Extract the first line of the entries below and every line after it up to the one containing "plt.rcParams['hatch.linewidth'] = 0.8", both kept. Pictures are excluded.

* Begin *

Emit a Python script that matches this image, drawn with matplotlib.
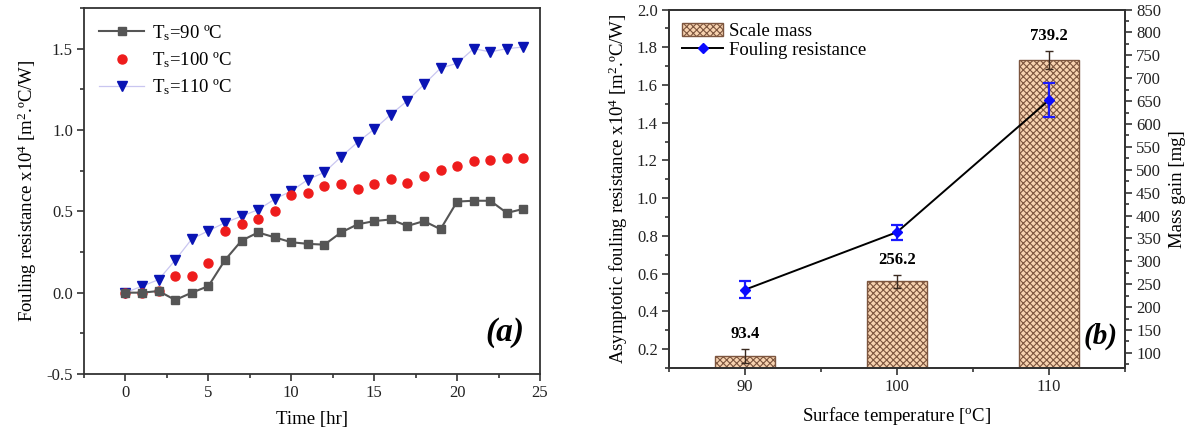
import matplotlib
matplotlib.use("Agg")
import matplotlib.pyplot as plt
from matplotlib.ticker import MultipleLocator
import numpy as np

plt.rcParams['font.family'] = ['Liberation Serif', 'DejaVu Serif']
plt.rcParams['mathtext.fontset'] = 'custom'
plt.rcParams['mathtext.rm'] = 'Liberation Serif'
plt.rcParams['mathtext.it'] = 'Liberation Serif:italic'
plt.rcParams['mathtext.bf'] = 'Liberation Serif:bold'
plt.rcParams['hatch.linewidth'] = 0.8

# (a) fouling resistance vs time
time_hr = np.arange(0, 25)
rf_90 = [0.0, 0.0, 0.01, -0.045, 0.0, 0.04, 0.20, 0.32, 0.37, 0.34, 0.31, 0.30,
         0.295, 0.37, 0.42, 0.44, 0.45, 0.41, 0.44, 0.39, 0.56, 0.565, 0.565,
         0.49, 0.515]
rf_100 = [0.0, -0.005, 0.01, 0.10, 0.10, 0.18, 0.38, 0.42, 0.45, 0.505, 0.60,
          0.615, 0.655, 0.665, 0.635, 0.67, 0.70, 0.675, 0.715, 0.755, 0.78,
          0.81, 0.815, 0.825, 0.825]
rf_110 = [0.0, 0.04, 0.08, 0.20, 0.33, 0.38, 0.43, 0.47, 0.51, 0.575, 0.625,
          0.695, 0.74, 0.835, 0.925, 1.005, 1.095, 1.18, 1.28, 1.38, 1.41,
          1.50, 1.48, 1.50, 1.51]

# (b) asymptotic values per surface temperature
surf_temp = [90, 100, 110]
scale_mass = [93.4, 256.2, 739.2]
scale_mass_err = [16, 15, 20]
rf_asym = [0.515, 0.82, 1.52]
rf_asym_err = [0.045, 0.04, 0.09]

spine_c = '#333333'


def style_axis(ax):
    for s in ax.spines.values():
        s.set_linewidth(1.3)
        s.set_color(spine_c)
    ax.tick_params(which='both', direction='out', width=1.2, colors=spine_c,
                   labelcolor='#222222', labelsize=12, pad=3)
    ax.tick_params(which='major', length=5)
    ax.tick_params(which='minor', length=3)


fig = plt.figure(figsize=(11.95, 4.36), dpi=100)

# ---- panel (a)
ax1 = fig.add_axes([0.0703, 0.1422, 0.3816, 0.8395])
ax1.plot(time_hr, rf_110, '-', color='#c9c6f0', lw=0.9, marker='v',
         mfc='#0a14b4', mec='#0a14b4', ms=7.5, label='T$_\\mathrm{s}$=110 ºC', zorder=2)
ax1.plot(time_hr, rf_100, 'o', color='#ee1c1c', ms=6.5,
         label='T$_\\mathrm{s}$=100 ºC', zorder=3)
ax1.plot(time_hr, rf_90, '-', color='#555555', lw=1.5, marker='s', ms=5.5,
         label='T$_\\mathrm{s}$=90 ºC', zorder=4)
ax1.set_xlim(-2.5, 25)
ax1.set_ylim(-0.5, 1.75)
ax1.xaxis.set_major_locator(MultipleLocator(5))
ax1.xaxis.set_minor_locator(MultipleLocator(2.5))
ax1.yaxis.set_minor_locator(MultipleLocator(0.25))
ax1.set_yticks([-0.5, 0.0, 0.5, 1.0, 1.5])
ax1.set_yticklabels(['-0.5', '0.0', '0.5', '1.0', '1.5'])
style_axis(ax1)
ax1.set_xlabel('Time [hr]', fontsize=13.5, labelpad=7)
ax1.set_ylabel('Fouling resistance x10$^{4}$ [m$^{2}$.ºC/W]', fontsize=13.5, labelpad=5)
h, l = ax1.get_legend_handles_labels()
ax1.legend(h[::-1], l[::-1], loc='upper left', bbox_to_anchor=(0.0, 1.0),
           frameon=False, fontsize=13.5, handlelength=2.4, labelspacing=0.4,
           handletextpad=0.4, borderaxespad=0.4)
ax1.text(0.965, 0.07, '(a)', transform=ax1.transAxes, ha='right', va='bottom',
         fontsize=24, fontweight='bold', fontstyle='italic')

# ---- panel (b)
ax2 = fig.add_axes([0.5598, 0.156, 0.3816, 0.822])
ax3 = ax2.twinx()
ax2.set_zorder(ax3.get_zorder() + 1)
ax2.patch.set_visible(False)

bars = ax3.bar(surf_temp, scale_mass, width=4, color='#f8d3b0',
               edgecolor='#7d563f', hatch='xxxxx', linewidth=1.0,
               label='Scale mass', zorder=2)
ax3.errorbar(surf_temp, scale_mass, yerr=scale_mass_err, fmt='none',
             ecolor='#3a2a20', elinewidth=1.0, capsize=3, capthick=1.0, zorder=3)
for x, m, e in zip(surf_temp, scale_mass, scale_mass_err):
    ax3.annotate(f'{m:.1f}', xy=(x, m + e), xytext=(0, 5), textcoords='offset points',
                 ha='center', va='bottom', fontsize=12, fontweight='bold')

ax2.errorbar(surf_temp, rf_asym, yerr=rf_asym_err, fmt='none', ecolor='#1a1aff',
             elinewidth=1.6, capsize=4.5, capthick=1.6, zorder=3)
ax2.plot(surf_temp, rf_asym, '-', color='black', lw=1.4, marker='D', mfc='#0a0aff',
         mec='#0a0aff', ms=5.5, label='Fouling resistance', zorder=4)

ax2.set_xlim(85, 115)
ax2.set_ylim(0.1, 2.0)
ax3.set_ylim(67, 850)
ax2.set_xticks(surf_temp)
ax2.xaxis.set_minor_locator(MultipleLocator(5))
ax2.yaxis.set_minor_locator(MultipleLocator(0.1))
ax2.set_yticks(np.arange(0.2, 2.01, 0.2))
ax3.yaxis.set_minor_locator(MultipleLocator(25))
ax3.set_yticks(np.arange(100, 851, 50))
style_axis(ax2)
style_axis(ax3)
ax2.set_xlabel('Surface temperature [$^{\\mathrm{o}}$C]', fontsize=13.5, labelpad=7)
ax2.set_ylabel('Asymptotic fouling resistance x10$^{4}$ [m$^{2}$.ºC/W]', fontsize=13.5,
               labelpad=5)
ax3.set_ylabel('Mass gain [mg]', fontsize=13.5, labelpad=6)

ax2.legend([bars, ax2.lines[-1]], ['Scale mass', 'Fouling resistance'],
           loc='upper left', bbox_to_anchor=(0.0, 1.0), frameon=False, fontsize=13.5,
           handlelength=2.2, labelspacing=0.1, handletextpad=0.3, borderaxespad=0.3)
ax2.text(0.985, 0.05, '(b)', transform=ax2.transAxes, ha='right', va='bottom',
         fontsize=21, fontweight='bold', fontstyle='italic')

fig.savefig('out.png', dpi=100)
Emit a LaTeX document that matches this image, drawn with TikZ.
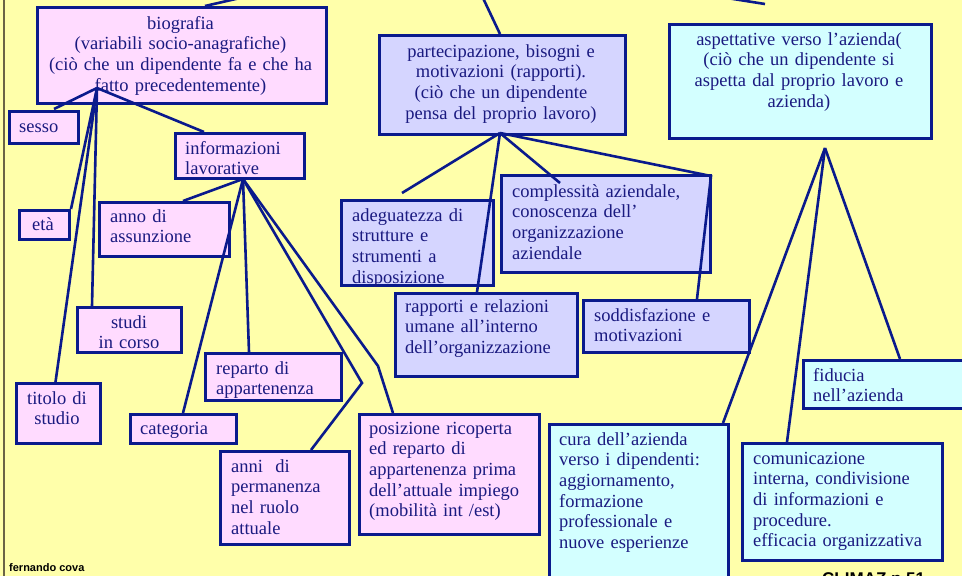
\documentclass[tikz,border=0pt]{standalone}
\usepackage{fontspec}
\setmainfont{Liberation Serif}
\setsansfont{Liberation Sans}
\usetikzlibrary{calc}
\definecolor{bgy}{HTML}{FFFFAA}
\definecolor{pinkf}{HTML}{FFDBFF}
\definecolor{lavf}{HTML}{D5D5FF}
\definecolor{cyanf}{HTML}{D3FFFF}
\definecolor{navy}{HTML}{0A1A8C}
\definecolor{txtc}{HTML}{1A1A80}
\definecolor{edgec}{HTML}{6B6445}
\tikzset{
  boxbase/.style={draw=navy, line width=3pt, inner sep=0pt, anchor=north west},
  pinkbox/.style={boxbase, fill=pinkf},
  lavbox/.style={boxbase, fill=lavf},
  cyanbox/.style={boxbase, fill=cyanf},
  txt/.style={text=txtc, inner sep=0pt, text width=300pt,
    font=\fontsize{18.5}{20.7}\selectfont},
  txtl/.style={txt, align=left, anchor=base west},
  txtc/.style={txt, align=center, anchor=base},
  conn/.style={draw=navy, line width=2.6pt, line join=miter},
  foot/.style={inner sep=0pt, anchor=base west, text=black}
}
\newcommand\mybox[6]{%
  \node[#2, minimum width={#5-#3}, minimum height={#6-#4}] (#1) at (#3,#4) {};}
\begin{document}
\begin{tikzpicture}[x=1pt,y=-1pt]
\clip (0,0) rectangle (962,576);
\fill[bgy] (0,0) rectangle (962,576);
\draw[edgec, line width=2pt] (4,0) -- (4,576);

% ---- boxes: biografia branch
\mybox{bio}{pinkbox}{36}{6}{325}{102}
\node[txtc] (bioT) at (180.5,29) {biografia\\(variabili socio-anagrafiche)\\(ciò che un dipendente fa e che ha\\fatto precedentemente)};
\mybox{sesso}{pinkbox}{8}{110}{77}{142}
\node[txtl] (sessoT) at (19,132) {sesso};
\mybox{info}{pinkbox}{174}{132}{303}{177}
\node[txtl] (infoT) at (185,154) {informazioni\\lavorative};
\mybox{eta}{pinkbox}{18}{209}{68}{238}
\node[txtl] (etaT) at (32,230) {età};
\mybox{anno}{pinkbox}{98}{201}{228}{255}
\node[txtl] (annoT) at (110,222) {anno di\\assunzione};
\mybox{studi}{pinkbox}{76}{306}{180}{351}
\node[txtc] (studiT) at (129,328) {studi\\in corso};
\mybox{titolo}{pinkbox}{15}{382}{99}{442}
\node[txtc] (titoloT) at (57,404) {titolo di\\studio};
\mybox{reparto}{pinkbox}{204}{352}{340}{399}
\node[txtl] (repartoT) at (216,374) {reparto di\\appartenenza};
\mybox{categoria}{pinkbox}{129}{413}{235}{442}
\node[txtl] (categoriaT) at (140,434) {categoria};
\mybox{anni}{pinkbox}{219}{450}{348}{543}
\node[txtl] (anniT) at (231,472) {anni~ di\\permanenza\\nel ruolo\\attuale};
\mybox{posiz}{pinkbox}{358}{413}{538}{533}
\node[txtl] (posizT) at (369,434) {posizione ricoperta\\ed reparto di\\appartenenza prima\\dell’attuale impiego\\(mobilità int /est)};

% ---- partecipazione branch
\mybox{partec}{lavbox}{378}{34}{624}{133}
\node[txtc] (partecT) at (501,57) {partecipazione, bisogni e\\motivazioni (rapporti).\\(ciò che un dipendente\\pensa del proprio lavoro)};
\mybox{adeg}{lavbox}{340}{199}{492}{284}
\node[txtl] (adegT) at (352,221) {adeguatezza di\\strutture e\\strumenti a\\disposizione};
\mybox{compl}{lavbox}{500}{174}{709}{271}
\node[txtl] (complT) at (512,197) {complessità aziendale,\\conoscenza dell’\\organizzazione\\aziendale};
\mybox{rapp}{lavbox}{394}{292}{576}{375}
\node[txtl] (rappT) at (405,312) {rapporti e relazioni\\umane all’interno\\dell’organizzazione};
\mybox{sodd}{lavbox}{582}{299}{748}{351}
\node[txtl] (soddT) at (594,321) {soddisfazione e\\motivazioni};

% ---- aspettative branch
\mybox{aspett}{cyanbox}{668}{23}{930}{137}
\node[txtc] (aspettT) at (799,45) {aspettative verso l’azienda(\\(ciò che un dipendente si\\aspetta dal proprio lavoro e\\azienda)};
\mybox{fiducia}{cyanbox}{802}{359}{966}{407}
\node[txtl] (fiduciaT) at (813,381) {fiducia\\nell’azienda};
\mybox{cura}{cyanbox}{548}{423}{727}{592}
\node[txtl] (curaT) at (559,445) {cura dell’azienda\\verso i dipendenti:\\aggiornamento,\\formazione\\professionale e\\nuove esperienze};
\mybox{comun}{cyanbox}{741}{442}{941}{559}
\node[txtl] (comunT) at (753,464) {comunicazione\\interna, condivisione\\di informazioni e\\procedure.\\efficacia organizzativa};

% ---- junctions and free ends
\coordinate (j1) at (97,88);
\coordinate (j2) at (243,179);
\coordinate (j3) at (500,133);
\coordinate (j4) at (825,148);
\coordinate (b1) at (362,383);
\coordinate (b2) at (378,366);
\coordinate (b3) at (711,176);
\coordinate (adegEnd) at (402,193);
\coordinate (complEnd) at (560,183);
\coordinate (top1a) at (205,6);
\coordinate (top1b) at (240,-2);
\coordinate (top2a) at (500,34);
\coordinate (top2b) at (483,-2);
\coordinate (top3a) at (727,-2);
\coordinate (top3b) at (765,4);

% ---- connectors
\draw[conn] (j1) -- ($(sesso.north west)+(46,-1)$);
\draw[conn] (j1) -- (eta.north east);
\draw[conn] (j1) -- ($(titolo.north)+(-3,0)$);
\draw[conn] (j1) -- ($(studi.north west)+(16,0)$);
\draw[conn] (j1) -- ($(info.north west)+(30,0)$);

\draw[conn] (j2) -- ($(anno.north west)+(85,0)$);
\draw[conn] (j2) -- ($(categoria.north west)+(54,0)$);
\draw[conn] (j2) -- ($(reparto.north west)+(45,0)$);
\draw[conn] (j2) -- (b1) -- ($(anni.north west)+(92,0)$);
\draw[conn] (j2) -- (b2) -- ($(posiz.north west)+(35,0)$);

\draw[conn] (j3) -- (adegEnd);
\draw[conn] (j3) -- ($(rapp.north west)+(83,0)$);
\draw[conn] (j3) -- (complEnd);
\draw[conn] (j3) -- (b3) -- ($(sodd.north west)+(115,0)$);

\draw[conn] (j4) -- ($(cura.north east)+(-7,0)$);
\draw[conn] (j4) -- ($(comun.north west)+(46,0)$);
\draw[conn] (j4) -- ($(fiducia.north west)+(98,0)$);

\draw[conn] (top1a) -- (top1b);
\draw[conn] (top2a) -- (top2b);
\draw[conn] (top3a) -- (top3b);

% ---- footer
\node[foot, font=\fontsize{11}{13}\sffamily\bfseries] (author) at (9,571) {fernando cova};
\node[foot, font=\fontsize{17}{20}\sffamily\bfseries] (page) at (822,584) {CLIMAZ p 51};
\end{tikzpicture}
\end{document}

* End *

• Solution for this problem
Emit a Python script that matches this image, drawn with matplotlib.
import matplotlib
matplotlib.use("Agg")
import matplotlib.pyplot as plt
from matplotlib.ticker import MultipleLocator
import numpy as np

plt.rcParams['font.family'] = ['Liberation Serif', 'DejaVu Serif']
plt.rcParams['mathtext.fontset'] = 'custom'
plt.rcParams['mathtext.rm'] = 'Liberation Serif'
plt.rcParams['mathtext.it'] = 'Liberation Serif:italic'
plt.rcParams['mathtext.bf'] = 'Liberation Serif:bold'
plt.rcParams['hatch.linewidth'] = 0.8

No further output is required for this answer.